An ongoing review of employee contracts was in the spotlight again as Leavenworth County commissioners met Thursday.
One commissioner, Bob Holland, said he did not want to move forward until he receives answers to questions he submitted to a law firm that was hired to review the employment contracts.

An ongoing review of employee contracts was in the spotlight again as Leavenworth County commissioners met Thursday.

One commissioner, Bob Holland, said he did not want to move forward until he receives answers to questions he submitted to a law firm that was hired to review the employment contracts.

At issue are contracts that were approved in 2016. Several employees, including the financial administrator, county counselor and human resources director, were given contracts that ensure they will continue to receive their salaries if they are terminated unless they are convicted of felonies or fraud.

After the commission’s current chairman, Doug Smith, joined the board earlier this year, the law firm of Anderson & Byrd of Ottawa was hired to look at the validity of the contracts.

Holland, who voted in favor of the contracts last year, said Thursday that he sent 35 questions to Anderson & Byrd, but he has not received answers. Holland said he had sent out the questions March 2 and asked to have written answers by March 10.

Holland indicated he had read a draft of a letter intended for county employees who have contracts.

Smith, who has been critical of the contracts, made a motion to approve letters to be sent to contracted employees. He did not provide further details about the content of the letters.

“I totally oppose that because my questions have not been answered,” Holland said.

Commissioner Clyde Graeber, who also has been critical of the contracts, suggested waiting until Holland has answers to his questions.

Smith withdrew his motion and asked if commissioners should vote to have the law firm answer Holland’s questions.

Former Commissioner Louis Klemp was in the audience and asked to speak.
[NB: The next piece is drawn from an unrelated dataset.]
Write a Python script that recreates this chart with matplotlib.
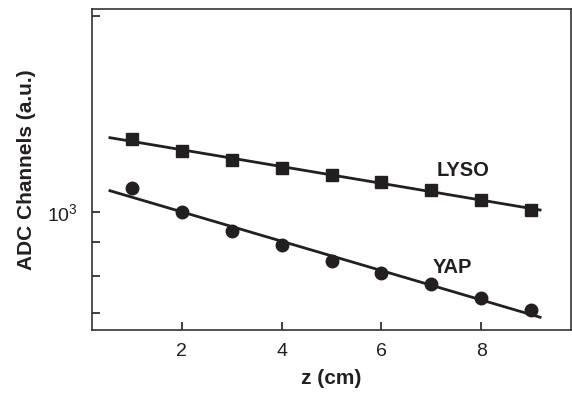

Klemp questioned how much time will be spent preparing responses to Holland’s questions.

The county is paying Anderson & Byrd at a rate of $200 per hour.

“How many hours is it going to take to answer those questions?” Klemp said.

Graeber said he wants to show respect for Holland by allowing him to receive the answers.

“I don’t think that’s out of line,” Graeber said.

Commissioners voted to request that Anderson & Byrd provide answers to the questions within 10 days.

The vote was 2-1 with Smith voting against the motion.

Former Commissioner Dean Oroke also was in the audience Thursday. He suggested that the questions, which had been the subject of the motion, should be made available to the public.

“You made it public by voting to take that action,” he said.

Holland said he does not have a problem with providing a copy of the questions to Oroke.

The Leavenworth Times requested a copy of the questions following the meeting, but Holland said he did not have a copy in his office. The other two commissioners also said they did not have copies in their offices Thursday, but Smith said he would make a copy available later.